The form is not material in cases of this kind. It is the unlawful purpose of the combination, the methods it pursues and the results of its operation that determine its character in the eye of the law. There is evidence apparently undisputed in the case at bar of unlawful interference with appellee’s business. This was consistent with and tended to show the unlawful purpose as evidenced by the acts of the parties for which the declaration avers the combination was organized. Mor do we deem it important if, as appellants’ counsel contend, the evidence fails to disclose any directly active connection by any of appellants themselves with such unlawful acts. It is enough if they were done by or through other defendants who were parties to the combination, or by agents in pursuance of the objects which the combination was endeavoring to and did attain, namely, a total or general restraint of trade. Doremus v. Hennessy, 176 Ill. 608-614. See, also, Harding v. Glucose Co., 182 Ill. 551-639. Lawful competition in trade may have the effect of driving men out of business and creating a practical monopoly in those who survive the struggle. Such competition is legitimate, however, and not actionable, although its effect in particular cases may be similar to that brought about by unlawful means employed to destroy competition. That this may happen is no excuse or justification for the use of unlawful methods, by combination or otherwise, with intent to do a wrongful injury by inducing, as in the case before us, former customers not to deal with appellee nor to buy or use brick of his manufacture. In Doremus v. Hennessey, supra, it is said : “ Every man has a right under the law as between himself and others to full freedom in disposing of his own labor or capital according to his own will, and any one who invades that right without lawful cause or justification commits a legal wrong, and if followed by an injury caused in consequence thereof, the one whose right is thus invaded has a legal ground of action for such wrong.” The agreements in controversy were clearly unlawful and actionable.

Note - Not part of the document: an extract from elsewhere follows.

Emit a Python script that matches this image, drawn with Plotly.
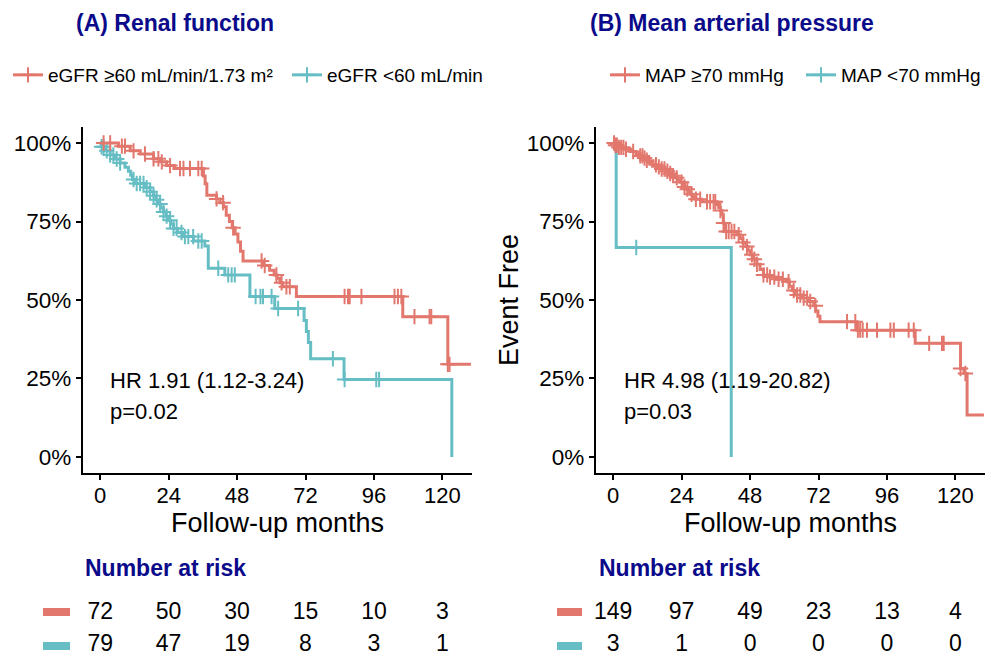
import numpy as np
import plotly.graph_objects as go

# ---------------- data ----------------
# Panel A: renal function (Kaplan-Meier step points: time in months, event-free %)
a_ge60_t = [0, 6.4, 10.5, 14.0, 18.7, 21.0, 23.3, 26.0, 36.2, 36.8, 37.4, 40.8, 42.0, 43.2,
            44.2, 45.3, 46.3, 47.3, 48.3, 49.2, 50.1, 57.1, 59.4, 61.0, 62.0, 63.0, 64.0,
            68.8, 106.1, 121.9]
a_ge60_s = [100, 99.0, 97.5, 96.5, 95.0, 94.0, 92.8, 91.9, 89.5, 87.0, 83.4, 82.2, 81.0, 79.7,
            77.0, 75.0, 73.0, 71.0, 68.5, 65.5, 62.4, 61.0, 59.5, 58.0, 56.9, 55.5, 54.2,
            51.1, 44.7, 29.5]
a_ge60_end = 130.0
a_ge60_cens = [1.2, 3.5, 7.6, 8.7, 11.7, 15.7, 18.7, 20.4, 21.6, 24.5, 28.0, 29.2, 31.5, 34.4,
               35.6, 40.8, 43.1, 46.6, 56.6, 57.7, 61.8, 63.6, 65.3, 66.5, 85.7, 86.9, 87.5,
               91.6, 103.2, 104.4, 105.6, 110.2, 115.5, 116.1, 121.9, 122.5]

a_lt60_t = [0, 0.3, 1.7, 3.5, 5.2, 7.0, 8.7, 9.9, 10.7, 11.3, 12.0, 15.7, 17.5, 18.7, 19.5,
            20.4, 21.2, 22.2, 23.1, 23.9, 24.7, 25.7, 27.1, 29.2, 32.7, 36.7, 37.9, 43.7,
            52.5, 61.2, 71.5, 72.3, 73.0, 73.8, 85.5, 123.3]
a_lt60_s = [100, 98.8, 97.5, 96.2, 94.9, 93.6, 92.3, 91.0, 89.7, 88.4, 87.1, 85.8, 84.5, 83.2,
            81.9, 80.6, 79.3, 78.0, 76.7, 75.4, 74.1, 72.8, 71.5, 70.2, 68.8, 67.2, 60.1,
            58.0, 51.1, 47.3, 43.5, 40.0, 36.5, 31.3, 24.7, 0]
a_lt60_end = 123.3
a_lt60_cens = [0.5, 1.2, 2.3, 3.5, 4.6, 5.8, 7.0, 11.7, 12.8, 14.0, 15.2, 16.3, 17.5, 18.7,
               19.8, 21.0, 22.2, 23.3, 24.5, 25.7, 26.8, 28.5, 29.7, 30.9, 32.6, 34.4, 35.6,
               41.4, 44.9, 46.1, 47.2, 54.5, 56.2, 57.1, 60.1, 62.4, 69.4, 81.6, 85.7,
               96.8, 97.8]

# Panel B: mean arterial pressure
b_ge70_t = [0, 0.5, 2.0, 4.0, 6.0, 8.0, 9.5, 10.5, 11.5, 12.5, 14.0, 15.5, 17.0, 18.5, 19.5,
            20.5, 21.5, 22.5, 23.5, 24.3, 25.0, 25.7, 26.3, 27.0, 27.8, 29.0, 31.0, 36.4,
            37.0, 37.6, 38.1, 38.6, 39.0, 43.4, 44.5, 45.5, 46.5, 47.3, 48.0, 49.0, 50.4,
            51.5, 52.7, 54.5, 57.0, 60.9, 61.8, 62.8, 63.6, 66.0, 68.5, 70.3, 71.0, 71.8,
            72.5, 85.5, 105.9, 121.8, 123.0, 124.1]
b_ge70_s = [100, 99.3, 98.6, 98.0, 97.3, 96.6, 95.9, 95.2, 94.5, 93.8, 93.1, 92.4, 91.7, 91.0,
            90.3, 89.6, 88.9, 88.2, 87.5, 86.8, 86.0, 85.3, 84.5, 83.7, 82.9, 82.1, 81.3,
            80.4, 79.5, 78.5, 77.3, 74.5, 71.8, 70.8, 69.6, 68.3, 67.0, 65.7, 64.4, 63.0,
            61.4, 59.7, 58.0, 57.3, 56.6, 55.8, 54.4, 53.0, 51.6, 50.6, 49.5, 48.2, 46.5,
            44.8, 43.1, 40.4, 36.2, 28.2, 26.6, 13.4]
b_ge70_end = 130.0
b_ge70_cens = [0.3, 0.8, 1.3, 2.0, 2.8, 3.6, 4.5, 7.0, 9.5, 10.3, 11.0, 11.8, 15.0, 16.0,
               17.0, 18.0, 19.0, 20.0, 21.0, 22.3, 24.0, 25.0, 26.0, 27.5, 29.0, 30.5, 32.9,
               34.0, 35.2, 35.8, 37.6, 38.7, 39.6, 40.5, 41.5, 42.5, 44.0, 45.5, 46.9, 48.6,
               49.5, 50.4, 52.7, 54.0, 55.0, 56.5, 58.0, 59.5, 61.5, 63.3, 64.5, 65.6, 66.8,
               68.0, 69.1, 70.9, 82.0, 84.9, 85.8, 86.6, 87.5, 89.0, 92.5, 97.2, 98.4, 103.6,
               105.4, 110.8, 115.3, 115.9, 121.8, 123.5]

b_lt70_t = [0, 1.05, 41.4]
b_lt70_s = [100, 66.7, 0]
b_lt70_end = 41.4
b_lt70_cens = [8.1]

# Number at risk
risk_times = [0, 24, 48, 72, 96, 120]
risk_a_ge60 = [72, 50, 30, 15, 10, 3]
risk_a_lt60 = [79, 47, 19, 8, 3, 1]
risk_b_ge70 = [149, 97, 49, 23, 13, 4]
risk_b_lt70 = [3, 1, 0, 0, 0, 0]

x_ticks = [0, 24, 48, 72, 96, 120]
y_ticks = [0, 25, 50, 75, 100]
y_ticktext = ["0%", "25%", "50%", "75%", "100%"]

# ---------------- style ----------------
FONT = "Liberation Sans, Arial, Helvetica, sans-serif"
RED = "#E2776D"
TEAL = "#66BEC4"
NAVY = "#0A0A8A"
W, H = 985, 656

xdomA = [82.5 / W, 471.5 / W]
xdomB = [595.5 / W, 984.5 / W]
ydom = [1 - 473 / H, 1 - 127 / H]
riskdom = [0, 1 - 600 / H]

fig = go.Figure()


def surv_at(ts, ss, t):
    idx = int(np.searchsorted(np.array(ts), t, side="right")) - 1
    return ss[idx]


def add_km(ts, ss, end_t, cens, color, xa, ya):
    xs = list(ts) + [end_t]
    ys = list(ss) + [ss[-1]]
    fig.add_trace(go.Scatter(x=xs, y=ys, mode="lines",
                             line=dict(color=color, width=3, shape="hv"),
                             xaxis=xa, yaxis=ya, showlegend=False, hoverinfo="skip"))
    cy = [surv_at(ts, ss, t) for t in cens]
    fig.add_trace(go.Scatter(x=cens, y=cy, mode="markers",
                             marker=dict(symbol="cross-thin", size=11,
                                         line=dict(color=color, width=2)),
                             xaxis=xa, yaxis=ya, showlegend=False, hoverinfo="skip"))


add_km(a_lt60_t, a_lt60_s, a_lt60_end, a_lt60_cens, TEAL, "x", "y")
add_km(a_ge60_t, a_ge60_s, a_ge60_end, a_ge60_cens, RED, "x", "y")
add_km(b_lt70_t, b_lt70_s, b_lt70_end, b_lt70_cens, TEAL, "x2", "y2")
add_km(b_ge70_t, b_ge70_s, b_ge70_end, b_ge70_cens, RED, "x2", "y2")

# legend entries
for name, color, lg in [("eGFR ≥60 mL/min/1.73 m²", RED, "legend"),
                        ("eGFR <60 mL/min", TEAL, "legend"),
                        ("MAP ≥70 mmHg", RED, "legend2"),
                        ("MAP <70 mmHg", TEAL, "legend2")]:
    fig.add_trace(go.Scatter(x=[None], y=[None], mode="lines+markers", name=name,
                             line=dict(color=color, width=3),
                             marker=dict(symbol="cross-thin", size=11,
                                         line=dict(color=color, width=2)),
                             legend=lg, xaxis="x", yaxis="y"))

# risk tables
for vals, row, xa, ya in [(risk_a_ge60, 1, "x3", "y3"), (risk_a_lt60, 0, "x3", "y3"),
                          (risk_b_ge70, 1, "x4", "y4"), (risk_b_lt70, 0, "x4", "y4")]:
    fig.add_trace(go.Scatter(x=risk_times, y=[row] * len(vals), mode="text",
                             text=[str(v) for v in vals], textposition="middle center",
                             textfont=dict(size=23, color="black", family=FONT),
                             cliponaxis=False, xaxis=xa, yaxis=ya,
                             showlegend=False, hoverinfo="skip"))

xcommon = dict(range=[-6.2, 130.2], tickvals=x_ticks, showline=True, linecolor="black",
               linewidth=1.5, ticks="outside", ticklen=5, tickwidth=1.5, tickcolor="black",
               ticklabelstandoff=-3,
               tickfont=dict(size=22, color="black", family=FONT), showgrid=False,
               zeroline=False, fixedrange=True)
ycommon = dict(range=[-5.1, 105.1], tickvals=y_ticks, ticktext=y_ticktext, showline=True,
               linecolor="black", linewidth=1.5, ticks="outside", ticklen=5, tickwidth=1.5,
               tickcolor="black", tickfont=dict(size=22.5, color="black", family=FONT),
               showgrid=False, zeroline=False, fixedrange=True)
hidden = dict(visible=False, showgrid=False, zeroline=False, fixedrange=True)

annotations = [
    dict(text="<b>(A) Renal function</b>", x=74 / W, y=1 - 23 / H, xref="paper", yref="paper",
         xanchor="left", yanchor="middle", showarrow=False,
         font=dict(size=23, color=NAVY, family=FONT)),
    dict(text="<b>(B) Mean arterial pressure</b>", x=588 / W, y=1 - 23 / H, xref="paper",
         yref="paper", xanchor="left", yanchor="middle", showarrow=False,
         font=dict(size=23, color=NAVY, family=FONT)),
    dict(text="<b>Number at risk</b>", x=83 / W, y=1 - 568 / H, xref="paper", yref="paper",
         xanchor="left", yanchor="middle", showarrow=False,
         font=dict(size=23, color=NAVY, family=FONT)),
    dict(text="<b>Number at risk</b>", x=597 / W, y=1 - 568 / H, xref="paper", yref="paper",
         xanchor="left", yanchor="middle", showarrow=False,
         font=dict(size=23, color=NAVY, family=FONT)),
    dict(text="Follow-up months", x=(xdomA[0] + xdomA[1]) / 2, y=1 - 523 / H, xref="paper",
         yref="paper", xanchor="center", yanchor="middle", showarrow=False,
         font=dict(size=27, color="black", family=FONT)),
    dict(text="Follow-up months", x=(xdomB[0] + xdomB[1]) / 2, y=1 - 523 / H, xref="paper",
         yref="paper", xanchor="center", yanchor="middle", showarrow=False,
         font=dict(size=27, color="black", family=FONT)),
    dict(text="Event Free", x=509 / W, y=1 - 300 / H, xref="paper", yref="paper",
         xanchor="center", yanchor="middle", textangle=-90, showarrow=False,
         font=dict(size=27, color="black", family=FONT)),
    dict(text="HR 1.91 (1.12-3.24)", x=2.8, y=24.5, xref="x", yref="y", xanchor="left",
         yanchor="middle", showarrow=False, font=dict(size=22, color="black", family=FONT)),
    dict(text="p=0.02", x=2.8, y=14.6, xref="x", yref="y", xanchor="left",
         yanchor="middle", showarrow=False, font=dict(size=22, color="black", family=FONT)),
    dict(text="HR 4.98 (1.19-20.82)", x=3.0, y=24.5, xref="x2", yref="y2", xanchor="left",
         yanchor="middle", showarrow=False, font=dict(size=22, color="black", family=FONT)),
    dict(text="p=0.03", x=3.0, y=14.6, xref="x2", yref="y2", xanchor="left",
         yanchor="middle", showarrow=False, font=dict(size=22, color="black", family=FONT)),
]

shapes = []
for x0, x1, y0, y1, c in [(43, 70, 608, 616, RED), (43, 70, 642, 650, TEAL),
                          (557, 582, 608, 616, RED), (557, 582, 642, 650, TEAL)]:
    shapes.append(dict(type="rect", xref="paper", yref="paper", x0=x0 / W, x1=x1 / W,
                       y0=1 - y1 / H, y1=1 - y0 / H, fillcolor=c, line=dict(width=0)))

legend_common = dict(orientation="h", xanchor="left", yanchor="top", bgcolor="rgba(0,0,0,0)",
                     font=dict(size=19, color="black", family=FONT), itemwidth=30,
                     tracegroupgap=0, traceorder="normal", entrywidthmode="pixels")

fig.update_layout(
    width=W, height=H, margin=dict(l=0, r=0, t=0, b=0, autoexpand=False),
    paper_bgcolor="white", plot_bgcolor="white",
    font=dict(family=FONT, color="black"),
    xaxis=dict(domain=xdomA, anchor="y", **xcommon),
    yaxis=dict(domain=ydom, anchor="x", **ycommon),
    xaxis2=dict(domain=xdomB, anchor="y2", **xcommon),
    yaxis2=dict(domain=ydom, anchor="x2", **ycommon),
    xaxis3=dict(domain=xdomA, anchor="y3", range=[-6.2, 130.2], **hidden),
    yaxis3=dict(domain=riskdom, anchor="x3", range=[-0.32, 1.40], **hidden),
    xaxis4=dict(domain=xdomB, anchor="y4", range=[-6.2, 130.2], **hidden),
    yaxis4=dict(domain=riskdom, anchor="x4", range=[-0.32, 1.40], **hidden),
    legend=dict(x=8 / W, y=1 - 56 / H, entrywidth=234, **legend_common),
    legend2=dict(x=605 / W, y=1 - 56 / H, entrywidth=151, **legend_common),
    annotations=annotations,
    shapes=shapes,
    showlegend=True,
)

fig.write_html("out.html")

There is evidence tending to show that appellee suffered loss and injury from the creation and operation of the combination effected by the agreements under consideration. He was, according to the evidence, the owner of a brick-making plant with a capacity of about 15,000,000 bricks a year, which was by the defendants’ action eliminated from the market. It is said by appellants’ attorneys that appellee was not, strictly speaking, a brick manufacturer himself. This may be true in one sense in that he appears to have operated his plant through others in part at least, but the fact remains that he dealt in and handled brick; and any combination which destroyed the market for brick manufactured at his plant directly affected his property rights.
It is claimed by appellants that any loss of profits suffered by appellee after the combination became operative, was caused by inherent defects in appellee’s brick and not by the action complained of. We do not think the evidence sustains such contention, and so far as it is conflicting the jury have determined such conflict in favor of appellee.
It is urged that the damages are excessive. It is not disputed that after the agreements in controversy became operative in the years 1898 and 1899, the selling price of brick was nearly double what it was the year before. Without reference to the causes of this rise in prices, the fact is apparent that any combination by which appellee was driven out of the market at that time was damaging. There is evidence which tends to show that he suffered damages larger than the amount awarded, but it is not conclusive and not entirely convincing. Whether any part of the verdict, and if so, how much was for punitive damages, we have no means of knowing. We are of opinion, however, that the judgment is for a larger sum than the circumstances justify and that it may with propriety be reduced.
Careful consideration discloses no other material error in the record. If, therefore, appellee shall within ten days remit §7,000 from the amount of the judgment, it will be affirmed for the remainder. Otherwise the judgment will be reversed and the cause remanded.
Affirmed upon remittitur.
Remittitur filed and judgment affirmed May 9, 1905.